* Begin *

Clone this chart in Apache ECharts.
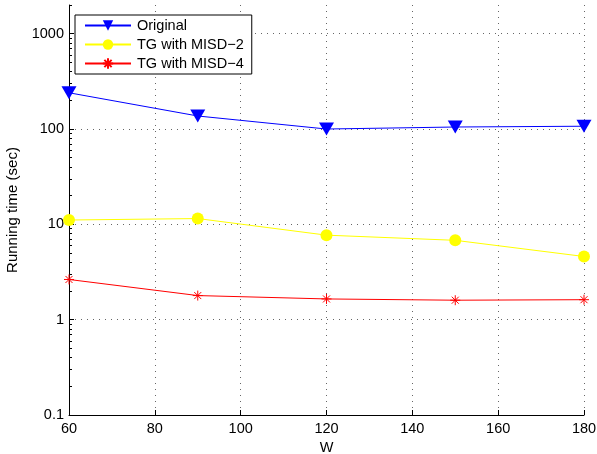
<!DOCTYPE html>
<html>
<head>
<meta charset="utf-8">
<script src="https://cdn.jsdelivr.net/npm/echarts@6/dist/echarts.min.js"></script>
<style>
html,body{margin:0;padding:0;background:#fff;}
#chart{width:597px;height:454px;}
</style>
</head>
<body>
<div id="chart"></div>
<script>
var categories = [60, 90, 120, 150, 180];
var originalValues = [240, 137, 100, 105, 107];
var misd2Values = [11.1, 11.5, 7.7, 6.8, 4.6];
var misd4Values = [2.64, 1.79, 1.65, 1.6, 1.62];
var yMajorTicks = [0.1, 1, 10, 100, 1000];
var yMinorTicks = [0.2,0.3,0.4,0.5,0.6,0.7,0.8,0.9,2,3,4,5,6,7,8,9,20,30,40,50,60,70,80,90,200,300,400,500,600,700,800,900,2000];
var xTicks = [60, 80, 100, 120, 140, 160, 180];

function pairs(xs, ys){ return xs.map(function(x,i){ return [x, ys[i]]; }); }

var FONT = '"Liberation Sans", Arial, Helvetica, sans-serif';
var chart = echarts.init(document.getElementById('chart'), null, {renderer:'canvas'});
var dotted = {color:'#666', width:1, type:[1,5]};

chart.setOption({
  animation:false,
  backgroundColor:'#fff',
  textStyle:{fontFamily:FONT},
  grid:{left:69, right:13, top:5, bottom:39, containLabel:false, outerBoundsMode:'none'},
  legend:{
    orient:'vertical', left:75, top:15,
    padding:[3,8,3,9], itemGap:4, itemWidth:46, itemHeight:13,
    backgroundColor:'#fff', borderColor:'#000', borderWidth:1, borderRadius:0,
    textStyle:{fontFamily:FONT, fontSize:14.5, color:'#000', padding:[0,0,0,1]},
    data:['Original','TG with MISD\u22122','TG with MISD\u22124']
  },
  xAxis:[{
    type:'value', min:60, max:180, interval:20,
    name:'W', nameLocation:'middle', nameGap:18,
    nameTextStyle:{fontFamily:FONT, fontSize:14.5, color:'#000'},
    axisLine:{show:true, onZero:false, lineStyle:{color:'#000', width:1}},
    axisTick:{show:true, inside:true, length:5, lineStyle:{color:'#000'}},
    axisLabel:{fontFamily:FONT, fontSize:14.5, color:'#000', margin:6},
    splitLine:{show:true, lineStyle:dotted}
  }],
  yAxis:[{
    type:'log', logBase:10, min:0.1, max:2000,
    name:'Running time (sec)', nameLocation:'middle', nameGap:43, nameRotate:90,
    nameTextStyle:{fontFamily:FONT, fontSize:15, color:'#000'},
    axisLine:{show:true, lineStyle:{color:'#000', width:1}},
    axisTick:{show:true, inside:true, length:5, customValues:yMajorTicks, lineStyle:{color:'#000'}},
    axisLabel:{fontFamily:FONT, fontSize:14.5, color:'#000', margin:5, customValues:yMajorTicks,
      formatter:function(v){ var e=Math.round(Math.log10(v)); return String(Math.pow(10,e)); }},
    splitLine:{show:true, lineStyle:dotted}
  },{
    type:'log', logBase:10, min:0.1, max:2000, position:'left',
    axisLine:{show:false},
    axisTick:{show:true, inside:true, length:3, customValues:yMinorTicks, lineStyle:{color:'#000'}},
    axisLabel:{show:false},
    splitLine:{show:false}
  }],
  series:[{
    name:'Original', type:'line', data:pairs(categories, originalValues),
    symbol:'triangle', symbolRotate:180, symbolSize:[15,13],
    lineStyle:{color:'#0000ff', width:1}, itemStyle:{color:'#0000ff'}, z:3
  },{
    name:'TG with MISD\u22122', type:'line', data:pairs(categories, misd2Values),
    symbol:'circle', symbolSize:12,
    lineStyle:{color:'#ffff00', width:1}, itemStyle:{color:'#ffff00', borderWidth:0}, z:4
  },{
    name:'TG with MISD\u22124', type:'line', data:pairs(categories, misd4Values),
    symbol:'path://M5,0L5,10M0,5L10,5M1.5,1.5L8.5,8.5M8.5,1.5L1.5,8.5', symbolSize:10,
    lineStyle:{color:'#ff0000', width:1}, itemStyle:{color:'#ff0000', borderColor:'#ff0000', borderWidth:1}, z:5
  }]
});
</script>
</body>
</html>
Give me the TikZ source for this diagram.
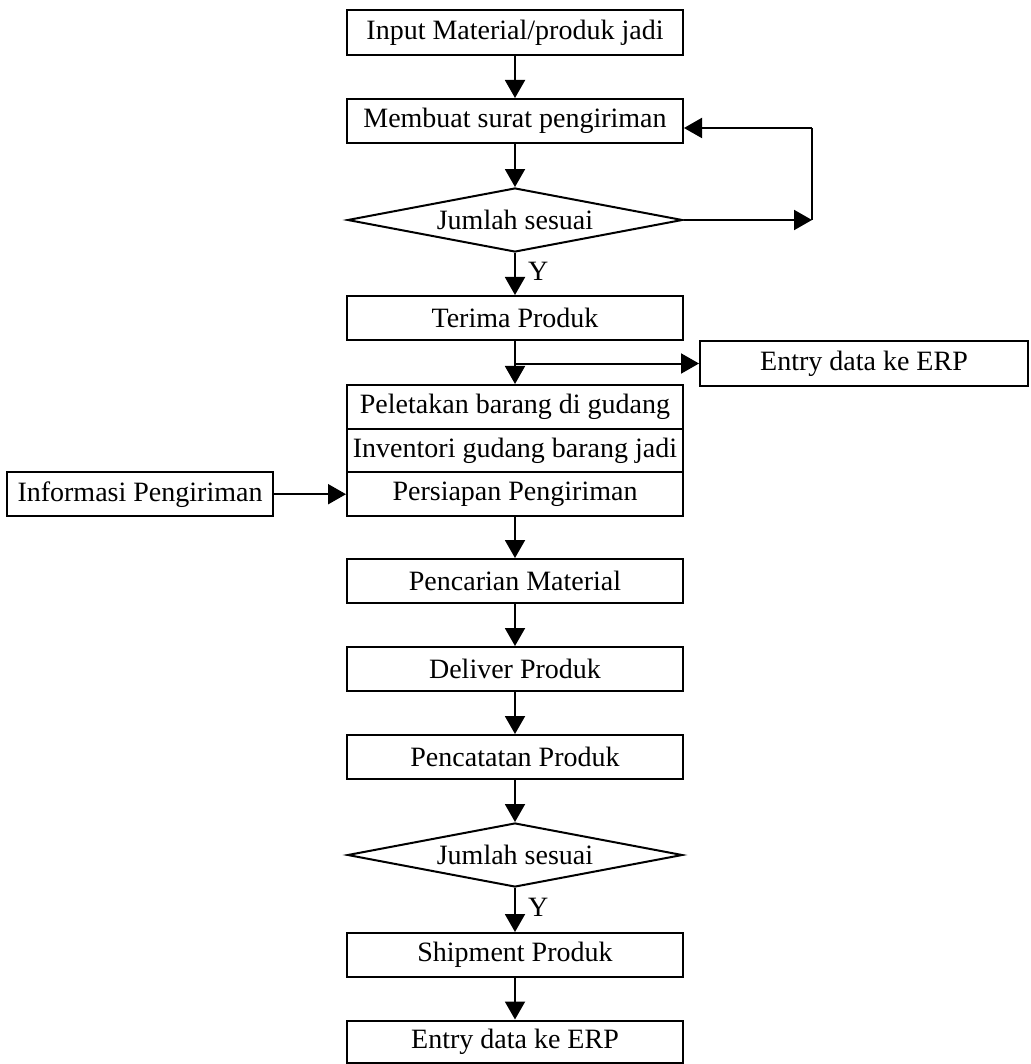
\documentclass[tikz,border=0pt]{standalone}
\usepackage{fontspec}
\setmainfont{Liberation Serif}
\usetikzlibrary{arrows.meta,shapes.geometric,calc}
\begin{document}
\begin{tikzpicture}[x=1pt,y=-1pt,
  every node/.style={font=\fontsize{28}{32}\selectfont},
  box/.style={draw,line width=2pt,minimum width=336pt,minimum height=44pt,inner sep=0pt,align=center},
  rowbox/.style={box,minimum height=43.67pt},
  dia/.style={draw,line width=2pt,diamond,aspect=5.2,minimum width=335pt,minimum height=64pt,inner sep=0pt},
  arr/.style={line width=2pt,-{Triangle[length=18pt,width=20pt]}},
  ln/.style={line width=2pt},
  lbl/.style={inner sep=0pt,anchor=west}]
\useasboundingbox (0,0) rectangle (1030,1064);
\node[box,minimum height=45pt] (b1) at (515,32.5) {Input Material/produk jadi};
\node[box] (b2) at (515,121) {Membuat surat pengiriman};
\node[dia] (d1) at (515,220) {Jumlah sesuai};
\node[box] (ter) at (515,318) {Terima Produk};
\node[box,minimum width=328pt,minimum height=45pt] (erp1) at (864,363.5) {Entry data ke ERP};
\node[rowbox] (r1) at (515,406.8) {Peletakan barang di gudang};
\node[rowbox] (r2) at (515,450.5) {Inventori gudang barang jadi};
\node[rowbox] (r3) at (515,494.2) {Persiapan Pengiriman};
\node[box,minimum width=266pt] (inf) at (140,494.2) {Informasi Pengiriman};
\node[box] (pm) at (515,581) {Pencarian Material};
\node[box] (dp) at (515,669) {Deliver Produk};
\node[box] (pp) at (515,757) {Pencatatan Produk};
\node[dia] (d2) at (515,855) {Jumlah sesuai};
\node[box] (sp) at (515,955) {Shipment Produk};
\node[box,minimum height=42pt] (erp2) at (515,1041.5) {Entry data ke ERP};
\coordinate (lr) at (812,220);
\coordinate (lt) at (812,128);
\draw[arr] (b1) -- (b2);
\draw[arr] (b2) -- (d1);
\draw[arr] (d1) -- (ter);
\node[lbl] (y1) at (528,271) {Y};
\draw[arr] (d1.east) -- (lr);
\draw[ln] (lr) -- (lt);
\draw[arr] (lt) -- (lt -| b2.east);
\draw[arr] (ter) -- (r1);
\draw[arr] (ter.south |- erp1.west) -- (erp1.west);
\draw[arr] (inf.east) -- (r3.west);
\draw[arr] (r3) -- (pm);
\draw[arr] (pm) -- (dp);
\draw[arr] (dp) -- (pp);
\draw[arr] (pp) -- (d2);
\draw[arr] (d2) -- (sp);
\node[lbl] (y2) at (528,907) {Y};
\draw[arr] (sp) -- (erp2);
\end{tikzpicture}
\end{document}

* End *

* [EXERCISE TASK]:
Take the entries shown above and quote them verbatim, passing over the pictures.

* [RESPONSE]:
Clone this chart in Apache ECharts.
<!DOCTYPE html>
<html>
<head>
<meta charset="utf-8">
<script src="https://cdn.jsdelivr.net/npm/echarts@6/dist/echarts.min.js"></script>
<style>
html,body{margin:0;padding:0;background:#fff;}
#chart{width:597px;height:454px;}
</style>
</head>
<body>
<div id="chart"></div>
<script>
var categories = [60, 90, 120, 150, 180];
var originalValues = [240, 137, 100, 105, 107];
var misd2Values = [11.1, 11.5, 7.7, 6.8, 4.6];
var misd4Values = [2.64, 1.79, 1.65, 1.6, 1.62];
var yMajorTicks = [0.1, 1, 10, 100, 1000];
var yMinorTicks = [0.2,0.3,0.4,0.5,0.6,0.7,0.8,0.9,2,3,4,5,6,7,8,9,20,30,40,50,60,70,80,90,200,300,400,500,600,700,800,900,2000];
var xTicks = [60, 80, 100, 120, 140, 160, 180];

function pairs(xs, ys){ return xs.map(function(x,i){ return [x, ys[i]]; }); }

var FONT = '"Liberation Sans", Arial, Helvetica, sans-serif';
var chart = echarts.init(document.getElementById('chart'), null, {renderer:'canvas'});
var dotted = {color:'#666', width:1, type:[1,5]};

chart.setOption({
  animation:false,
  backgroundColor:'#fff',
  textStyle:{fontFamily:FONT},
  grid:{left:69, right:13, top:5, bottom:39, containLabel:false, outerBoundsMode:'none'},
  legend:{
    orient:'vertical', left:75, top:15,
    padding:[3,8,3,9], itemGap:4, itemWidth:46, itemHeight:13,
    backgroundColor:'#fff', borderColor:'#000', borderWidth:1, borderRadius:0,
    textStyle:{fontFamily:FONT, fontSize:14.5, color:'#000', padding:[0,0,0,1]},
    data:['Original','TG with MISD\u22122','TG with MISD\u22124']
  },
  xAxis:[{
    type:'value', min:60, max:180, interval:20,
    name:'W', nameLocation:'middle', nameGap:18,
    nameTextStyle:{fontFamily:FONT, fontSize:14.5, color:'#000'},
    axisLine:{show:true, onZero:false, lineStyle:{color:'#000', width:1}},
    axisTick:{show:true, inside:true, length:5, lineStyle:{color:'#000'}},
    axisLabel:{fontFamily:FONT, fontSize:14.5, color:'#000', margin:6},
    splitLine:{show:true, lineStyle:dotted}
  }],
  yAxis:[{
    type:'log', logBase:10, min:0.1, max:2000,
    name:'Running time (sec)', nameLocation:'middle', nameGap:43, nameRotate:90,
    nameTextStyle:{fontFamily:FONT, fontSize:15, color:'#000'},
    axisLine:{show:true, lineStyle:{color:'#000', width:1}},
    axisTick:{show:true, inside:true, length:5, customValues:yMajorTicks, lineStyle:{color:'#000'}},
    axisLabel:{fontFamily:FONT, fontSize:14.5, color:'#000', margin:5, customValues:yMajorTicks,
      formatter:function(v){ var e=Math.round(Math.log10(v)); return String(Math.pow(10,e)); }},
    splitLine:{show:true, lineStyle:dotted}
  },{
    type:'log', logBase:10, min:0.1, max:2000, position:'left',
    axisLine:{show:false},
    axisTick:{show:true, inside:true, length:3, customValues:yMinorTicks, lineStyle:{color:'#000'}},
    axisLabel:{show:false},
    splitLine:{show:false}
  }],
  series:[{
    name:'Original', type:'line', data:pairs(categories, originalValues),
    symbol:'triangle', symbolRotate:180, symbolSize:[15,13],
    lineStyle:{color:'#0000ff', width:1}, itemStyle:{color:'#0000ff'}, z:3
  },{
    name:'TG with MISD\u22122', type:'line', data:pairs(categories, misd2Values),
    symbol:'circle', symbolSize:12,
    lineStyle:{color:'#ffff00', width:1}, itemStyle:{color:'#ffff00', borderWidth:0}, z:4
  },{
    name:'TG with MISD\u22124', type:'line', data:pairs(categories, misd4Values),
    symbol:'path://M5,0L5,10M0,5L10,5M1.5,1.5L8.5,8.5M8.5,1.5L1.5,8.5', symbolSize:10,
    lineStyle:{color:'#ff0000', width:1}, itemStyle:{color:'#ff0000', borderColor:'#ff0000', borderWidth:1}, z:5
  }]
});
</script>
</body>
</html>
Give me the TikZ source for this diagram.
\documentclass[tikz,border=0pt]{standalone}
\usepackage{fontspec}
\setmainfont{Liberation Serif}
\usetikzlibrary{arrows.meta,shapes.geometric,calc}
\begin{document}
\begin{tikzpicture}[x=1pt,y=-1pt,
  every node/.style={font=\fontsize{28}{32}\selectfont},
  box/.style={draw,line width=2pt,minimum width=336pt,minimum height=44pt,inner sep=0pt,align=center},
  rowbox/.style={box,minimum height=43.67pt},
  dia/.style={draw,line width=2pt,diamond,aspect=5.2,minimum width=335pt,minimum height=64pt,inner sep=0pt},
  arr/.style={line width=2pt,-{Triangle[length=18pt,width=20pt]}},
  ln/.style={line width=2pt},
  lbl/.style={inner sep=0pt,anchor=west}]
\useasboundingbox (0,0) rectangle (1030,1064);
\node[box,minimum height=45pt] (b1) at (515,32.5) {Input Material/produk jadi};
\node[box] (b2) at (515,121) {Membuat surat pengiriman};
\node[dia] (d1) at (515,220) {Jumlah sesuai};
\node[box] (ter) at (515,318) {Terima Produk};
\node[box,minimum width=328pt,minimum height=45pt] (erp1) at (864,363.5) {Entry data ke ERP};
\node[rowbox] (r1) at (515,406.8) {Peletakan barang di gudang};
\node[rowbox] (r2) at (515,450.5) {Inventori gudang barang jadi};
\node[rowbox] (r3) at (515,494.2) {Persiapan Pengiriman};
\node[box,minimum width=266pt] (inf) at (140,494.2) {Informasi Pengiriman};
\node[box] (pm) at (515,581) {Pencarian Material};
\node[box] (dp) at (515,669) {Deliver Produk};
\node[box] (pp) at (515,757) {Pencatatan Produk};
\node[dia] (d2) at (515,855) {Jumlah sesuai};
\node[box] (sp) at (515,955) {Shipment Produk};
\node[box,minimum height=42pt] (erp2) at (515,1041.5) {Entry data ke ERP};
\coordinate (lr) at (812,220);
\coordinate (lt) at (812,128);
\draw[arr] (b1) -- (b2);
\draw[arr] (b2) -- (d1);
\draw[arr] (d1) -- (ter);
\node[lbl] (y1) at (528,271) {Y};
\draw[arr] (d1.east) -- (lr);
\draw[ln] (lr) -- (lt);
\draw[arr] (lt) -- (lt -| b2.east);
\draw[arr] (ter) -- (r1);
\draw[arr] (ter.south |- erp1.west) -- (erp1.west);
\draw[arr] (inf.east) -- (r3.west);
\draw[arr] (r3) -- (pm);
\draw[arr] (pm) -- (dp);
\draw[arr] (dp) -- (pp);
\draw[arr] (pp) -- (d2);
\draw[arr] (d2) -- (sp);
\node[lbl] (y2) at (528,907) {Y};
\draw[arr] (sp) -- (erp2);
\end{tikzpicture}
\end{document}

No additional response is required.